Answer(s) The presence of missing values shouldn’t affect the type of an object. Recall that there is a type-hierarchy for coercion from character → double → integer → logical. When combining NAs with other atomic types, the NAs will be coerced to integer (NA_integer_), double (NA_real_) or character (NA_character_) and not the other way round. If NA were a character and added to a set of other values all of these would be coerced to character as well.
  1. Precisely what do is.atomic(), is.numeric(), and is.vector() test for?
Answer(s)

The documentation states that:

  • is.atomic() tests if an object is an atomic vector (as defined in Advanced R) or is NULL (!).
  • is.numeric() tests if an object has type integer or double and is not of class factor, Date, POSIXt or difftime.

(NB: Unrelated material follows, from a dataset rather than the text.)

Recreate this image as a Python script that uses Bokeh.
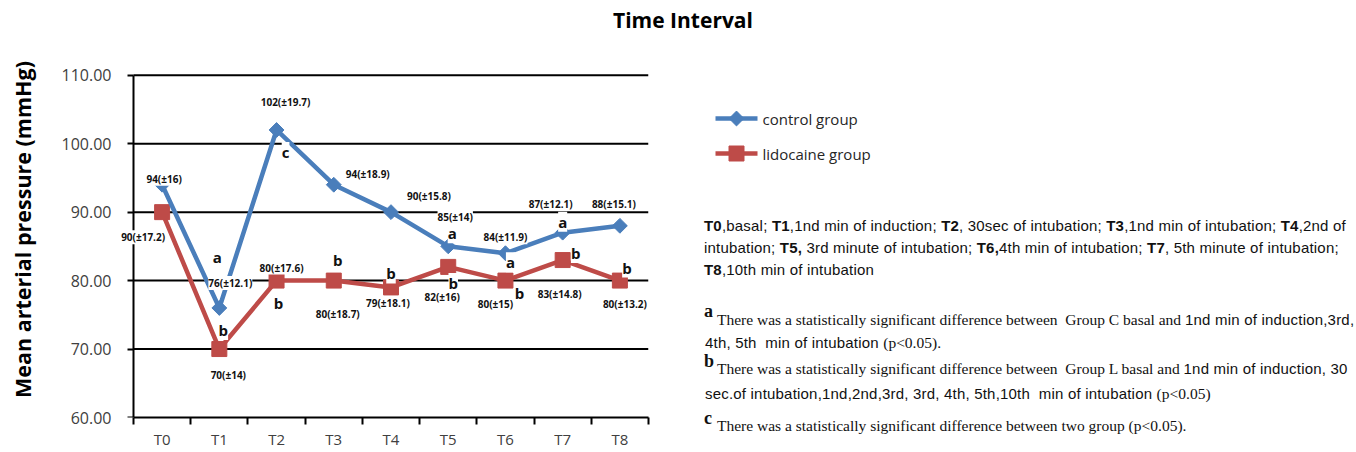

  • is.vector() tests if an object is a vector (as defined in Advanced R) or an expression and has no attributes, apart from names.
Atomic vectors are defined in Advanced R as objects of type logical, integer, double, complex, character or raw. Vectors are defined as atomic vectors or lists.